Jill Wine-Banks, now 76, has vivid memories of Richard Nixon's presidency and the Watergate scandal: the Chicago-born attorney was part of the U.S. Department of Justice's Watergate prosecution team and reported to Special Prosecutor Leon Jaworski. In recent months, Wine-Banks has had much to say about the Ukraine scandal and the impeachment of President Donald Trump — and when she appeared on Lawrence O'Donnell's show on MSNBC on Monday night, February 24, she explained why she believes that Trump is more dangerous than Nixon.
When O'Donnell asked Wine-Banks (author of the new book, "The Watergate Girl: My Fight for Truth and Justice Against a Criminal President") who was worse — Nixon or Trump — she responded, "They're both bad, but there is no question in my mind that Donald Trump is a much more existential threat to democracy than Richard Nixon was. And when you talk about vindictive and the purges — I would say that Nixon was vindictive, and he retaliated against anyone he saw as not being loyal to him. But he didn't pull out people from the government. He didn't replace them with people who would do his bidding, like Attorney General Barr and so many others. And that's what Donald Trump is doing, which hurts the institutions of government and really threatens democracy in a way that Nixon didn't."
Wine-Banks went on to say that "during Watergate, the system worked. (Nixon) ended up resigning. He was forced out of office. And now, we have the Republicans in the Senate saying, 'Not guilty. Oh, yes, there's enough evidence to show that he committed all the acts that are charged.'"

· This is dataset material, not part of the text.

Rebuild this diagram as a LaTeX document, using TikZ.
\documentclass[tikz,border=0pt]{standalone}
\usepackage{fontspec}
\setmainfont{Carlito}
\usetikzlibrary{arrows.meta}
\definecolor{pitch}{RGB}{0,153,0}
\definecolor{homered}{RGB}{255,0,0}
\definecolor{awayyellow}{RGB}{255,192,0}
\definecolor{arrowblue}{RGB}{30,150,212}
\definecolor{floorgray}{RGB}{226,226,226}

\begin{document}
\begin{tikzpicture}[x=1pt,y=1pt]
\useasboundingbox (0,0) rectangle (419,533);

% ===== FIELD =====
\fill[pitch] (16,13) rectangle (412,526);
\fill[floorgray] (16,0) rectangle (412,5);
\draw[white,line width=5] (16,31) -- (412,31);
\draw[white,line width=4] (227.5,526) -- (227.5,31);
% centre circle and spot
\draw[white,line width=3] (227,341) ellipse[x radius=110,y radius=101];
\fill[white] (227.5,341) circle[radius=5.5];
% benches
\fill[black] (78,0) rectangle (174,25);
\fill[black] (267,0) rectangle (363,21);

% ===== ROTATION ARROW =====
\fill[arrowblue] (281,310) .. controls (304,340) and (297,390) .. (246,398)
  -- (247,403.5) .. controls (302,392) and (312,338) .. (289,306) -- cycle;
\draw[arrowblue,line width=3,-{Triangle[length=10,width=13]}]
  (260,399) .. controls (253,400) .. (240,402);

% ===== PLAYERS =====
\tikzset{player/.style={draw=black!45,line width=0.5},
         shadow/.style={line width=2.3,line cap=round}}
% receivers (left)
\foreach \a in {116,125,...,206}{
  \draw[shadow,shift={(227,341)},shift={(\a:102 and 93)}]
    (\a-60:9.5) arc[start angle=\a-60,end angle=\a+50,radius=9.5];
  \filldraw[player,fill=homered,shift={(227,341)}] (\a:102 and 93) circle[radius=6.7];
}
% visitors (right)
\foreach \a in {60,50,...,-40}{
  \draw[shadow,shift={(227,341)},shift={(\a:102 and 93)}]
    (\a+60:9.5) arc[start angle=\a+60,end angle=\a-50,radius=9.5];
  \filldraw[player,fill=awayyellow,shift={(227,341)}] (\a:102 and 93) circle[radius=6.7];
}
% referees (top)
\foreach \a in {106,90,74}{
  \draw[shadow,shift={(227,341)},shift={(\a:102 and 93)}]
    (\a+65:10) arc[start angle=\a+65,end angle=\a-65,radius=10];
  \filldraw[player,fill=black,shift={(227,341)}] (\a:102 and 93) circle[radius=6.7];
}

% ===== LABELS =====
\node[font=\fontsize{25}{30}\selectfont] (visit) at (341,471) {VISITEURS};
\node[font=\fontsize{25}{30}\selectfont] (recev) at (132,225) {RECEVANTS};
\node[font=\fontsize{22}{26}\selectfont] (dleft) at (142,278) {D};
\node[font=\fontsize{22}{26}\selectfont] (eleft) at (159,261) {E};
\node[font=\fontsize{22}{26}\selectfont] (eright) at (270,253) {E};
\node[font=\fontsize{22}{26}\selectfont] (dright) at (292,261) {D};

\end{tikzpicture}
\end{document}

O'Donnell noted that in 1974 — the year in which Nixon resigned as president — the "arch-conservative Republican" Sen. Barry Goldwater showed his "sense of decency" when he called for Nixon's resignation despite the fact that Nixon had been "very, very helpful" to the Arizona senator's 1964 presidential campaign. And Wine-Banks responded that there were other prominent Republicans who also stood up to Nixon during Watergate, including Attorney General Elliot Richardson and Deputy Attorney General William Ruckelshaus. During the infamous Saturday Night Massacre of 1973, both Richardson and Ruckelshaus resigned rather than obey Nixon's order to fire Special Prosecutor Archibald Cox.
"Back then," Wine-Banks recalls, "we had three networks — and they all had the same facts. Now, we have what are called alternative facts, which are lies basically. There can't be alternative facts; there are facts and there are non-facts. And people actually believe what Donald Trump says even though it is contradicted by evidence in plain sight."